## SOURCE MATERIAL

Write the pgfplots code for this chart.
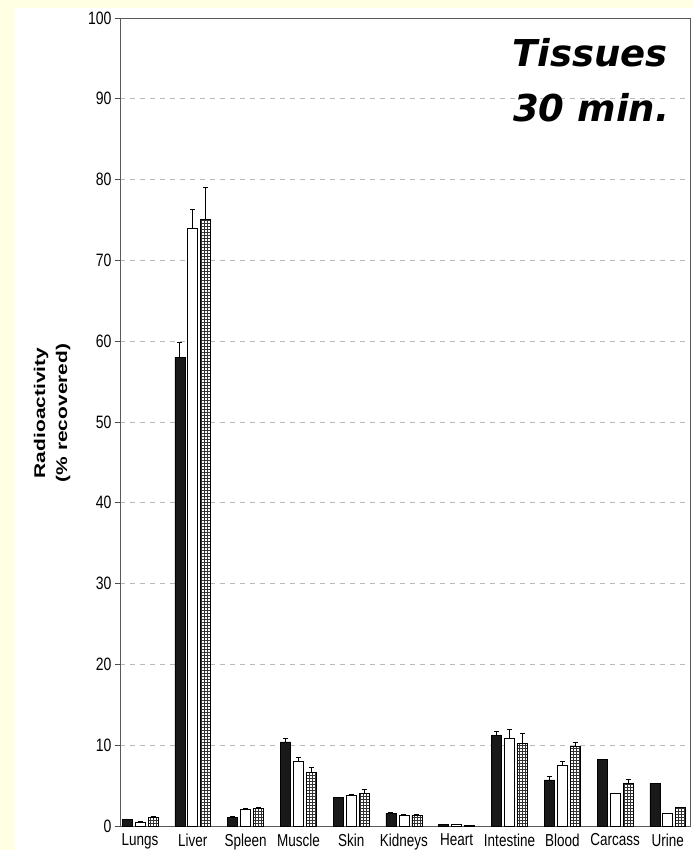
\documentclass[border=0pt]{standalone}
\usepackage{fontspec}
\setmainfont{Liberation Sans}
\newfontfamily\comic{DejaVu Sans}
\usepackage{pgfplots}
\pgfplotsset{compat=1.18}
\usetikzlibrary{patterns}
\definecolor{bgyellow}{HTML}{FFFFE4}
\newcommand{\tall}[1]{\scalebox{1}[1.28]{#1}}

\begin{document}
\begin{tikzpicture}
\path[use as bounding box] (0,0) rectangle (693pt,850pt);
\fill[bgyellow] (0,0) rectangle (693pt,850pt);
\fill[white] (15pt,0) rectangle (693pt,842pt);
\begin{axis}[
    at={(120pt,24pt)}, anchor=south west,
    scale only axis,
    width=570pt, height=808pt,
    ybar=3pt, bar width=10pt,
    xmin=-0.38, xmax=10.42,
    ymin=0, ymax=100,
    xtick={0,...,10},
    xticklabels={\tall{Lungs},\tall{Liver},\tall{Spleen},\tall{Muscle},\tall{Skin},\tall{Kidneys},\tall{Heart},\tall{Intestine},\tall{Blood},\tall{Carcass},\tall{Urine}},
    ytick={0,10,...,100},
    yticklabel={\tall{\pgfmathprintnumber{\tick}}},
    ymajorgrids=true,
    grid style={gray!55, dash pattern=on 5pt off 5pt, line width=0.7pt},
    axis line style={black!65, line width=0.8pt},
    x tick style={draw=none},
    y tick style={black!70, line width=0.7pt},
    tick align=outside, major tick length=5pt,
    ytick pos=left,
    tick label style={font=\fontsize{13.5}{16}\selectfont},
    yticklabel style={font=\fontsize{14}{16}\selectfont},
    xticklabel style={yshift=1pt},
    /pgf/number format/assume math mode=true,
    error bars/y dir=plus, error bars/y explicit,
    error bars/error bar style={black, line width=0.8pt},
    error bars/error mark options={rotate=90, mark size=2.5pt, line width=0.8pt},
]
\addplot[draw=black, fill=black!90, line width=0.6pt] coordinates {
    (0,0.8) +- (0,0.05)
    (1,58.0) +- (0,1.8)
    (2,1.1) +- (0,0.1)
    (3,10.4) +- (0,0.5)
    (4,3.5) +- (0,0.1)
    (5,1.55) +- (0,0.1)
    (6,0.15) +- (0,0)
    (7,11.25) +- (0,0.45)
    (8,5.7) +- (0,0.5)
    (9,8.2) +- (0,0)
    (10,5.3) +- (0,0)
};
\addplot[draw=black, fill=white, line width=0.8pt] coordinates {
    (0,0.5) +- (0,0.05)
    (1,74.0) +- (0,2.3)
    (2,2.1) +- (0,0.1)
    (3,8.0) +- (0,0.5)
    (4,3.75) +- (0,0.2)
    (5,1.3) +- (0,0.1)
    (6,0.2) +- (0,0)
    (7,10.85) +- (0,1.15)
    (8,7.5) +- (0,0.5)
    (9,4.0) +- (0,0)
    (10,1.6) +- (0,0)
};
\addplot[draw=black, fill=white, postaction={pattern=grid, pattern color=black!80}, line width=0.8pt] coordinates {
    (0,1.1) +- (0,0.05)
    (1,75.1) +- (0,3.9)
    (2,2.2) +- (0,0.1)
    (3,6.6) +- (0,0.6)
    (4,4.0) +- (0,0.5)
    (5,1.35) +- (0,0.1)
    (6,0.05) +- (0,0)
    (7,10.2) +- (0,1.2)
    (8,9.8) +- (0,0.6)
    (9,5.3) +- (0,0.5)
    (10,2.3) +- (0,0)
};
\end{axis}
\node[rotate=90, align=center, font=\fontsize{15.5}{22}\selectfont\bfseries] at (52pt,437pt)
    {\scalebox{1.35}[1]{Radioactivity}\\\scalebox{1.35}[1]{(\% recovered)}};
\node[anchor=base west, inner sep=0pt, font=\comic\fontsize{37}{40}\selectfont\bfseries\itshape] at (512pt,783pt) {Tissues};
\node[anchor=base west, inner sep=0pt, font=\comic\fontsize{37}{40}\selectfont\bfseries\itshape] at (513pt,728pt) {30 min.};
\end{tikzpicture}
\end{document}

## REQUEST
Retype the whole listing exactly and leave the pictures out.

## REPLY TO THE TASK
Write the pgfplots code for this chart.
\documentclass[border=0pt]{standalone}
\usepackage{fontspec}
\setmainfont{Liberation Sans}
\newfontfamily\comic{DejaVu Sans}
\usepackage{pgfplots}
\pgfplotsset{compat=1.18}
\usetikzlibrary{patterns}
\definecolor{bgyellow}{HTML}{FFFFE4}
\newcommand{\tall}[1]{\scalebox{1}[1.28]{#1}}

\begin{document}
\begin{tikzpicture}
\path[use as bounding box] (0,0) rectangle (693pt,850pt);
\fill[bgyellow] (0,0) rectangle (693pt,850pt);
\fill[white] (15pt,0) rectangle (693pt,842pt);
\begin{axis}[
    at={(120pt,24pt)}, anchor=south west,
    scale only axis,
    width=570pt, height=808pt,
    ybar=3pt, bar width=10pt,
    xmin=-0.38, xmax=10.42,
    ymin=0, ymax=100,
    xtick={0,...,10},
    xticklabels={\tall{Lungs},\tall{Liver},\tall{Spleen},\tall{Muscle},\tall{Skin},\tall{Kidneys},\tall{Heart},\tall{Intestine},\tall{Blood},\tall{Carcass},\tall{Urine}},
    ytick={0,10,...,100},
    yticklabel={\tall{\pgfmathprintnumber{\tick}}},
    ymajorgrids=true,
    grid style={gray!55, dash pattern=on 5pt off 5pt, line width=0.7pt},
    axis line style={black!65, line width=0.8pt},
    x tick style={draw=none},
    y tick style={black!70, line width=0.7pt},
    tick align=outside, major tick length=5pt,
    ytick pos=left,
    tick label style={font=\fontsize{13.5}{16}\selectfont},
    yticklabel style={font=\fontsize{14}{16}\selectfont},
    xticklabel style={yshift=1pt},
    /pgf/number format/assume math mode=true,
    error bars/y dir=plus, error bars/y explicit,
    error bars/error bar style={black, line width=0.8pt},
    error bars/error mark options={rotate=90, mark size=2.5pt, line width=0.8pt},
]
\addplot[draw=black, fill=black!90, line width=0.6pt] coordinates {
    (0,0.8) +- (0,0.05)
    (1,58.0) +- (0,1.8)
    (2,1.1) +- (0,0.1)
    (3,10.4) +- (0,0.5)
    (4,3.5) +- (0,0.1)
    (5,1.55) +- (0,0.1)
    (6,0.15) +- (0,0)
    (7,11.25) +- (0,0.45)
    (8,5.7) +- (0,0.5)
    (9,8.2) +- (0,0)
    (10,5.3) +- (0,0)
};
\addplot[draw=black, fill=white, line width=0.8pt] coordinates {
    (0,0.5) +- (0,0.05)
    (1,74.0) +- (0,2.3)
    (2,2.1) +- (0,0.1)
    (3,8.0) +- (0,0.5)
    (4,3.75) +- (0,0.2)
    (5,1.3) +- (0,0.1)
    (6,0.2) +- (0,0)
    (7,10.85) +- (0,1.15)
    (8,7.5) +- (0,0.5)
    (9,4.0) +- (0,0)
    (10,1.6) +- (0,0)
};
\addplot[draw=black, fill=white, postaction={pattern=grid, pattern color=black!80}, line width=0.8pt] coordinates {
    (0,1.1) +- (0,0.05)
    (1,75.1) +- (0,3.9)
    (2,2.2) +- (0,0.1)
    (3,6.6) +- (0,0.6)
    (4,4.0) +- (0,0.5)
    (5,1.35) +- (0,0.1)
    (6,0.05) +- (0,0)
    (7,10.2) +- (0,1.2)
    (8,9.8) +- (0,0.6)
    (9,5.3) +- (0,0.5)
    (10,2.3) +- (0,0)
};
\end{axis}
\node[rotate=90, align=center, font=\fontsize{15.5}{22}\selectfont\bfseries] at (52pt,437pt)
    {\scalebox{1.35}[1]{Radioactivity}\\\scalebox{1.35}[1]{(\% recovered)}};
\node[anchor=base west, inner sep=0pt, font=\comic\fontsize{37}{40}\selectfont\bfseries\itshape] at (512pt,783pt) {Tissues};
\node[anchor=base west, inner sep=0pt, font=\comic\fontsize{37}{40}\selectfont\bfseries\itshape] at (513pt,728pt) {30 min.};
\end{tikzpicture}
\end{document}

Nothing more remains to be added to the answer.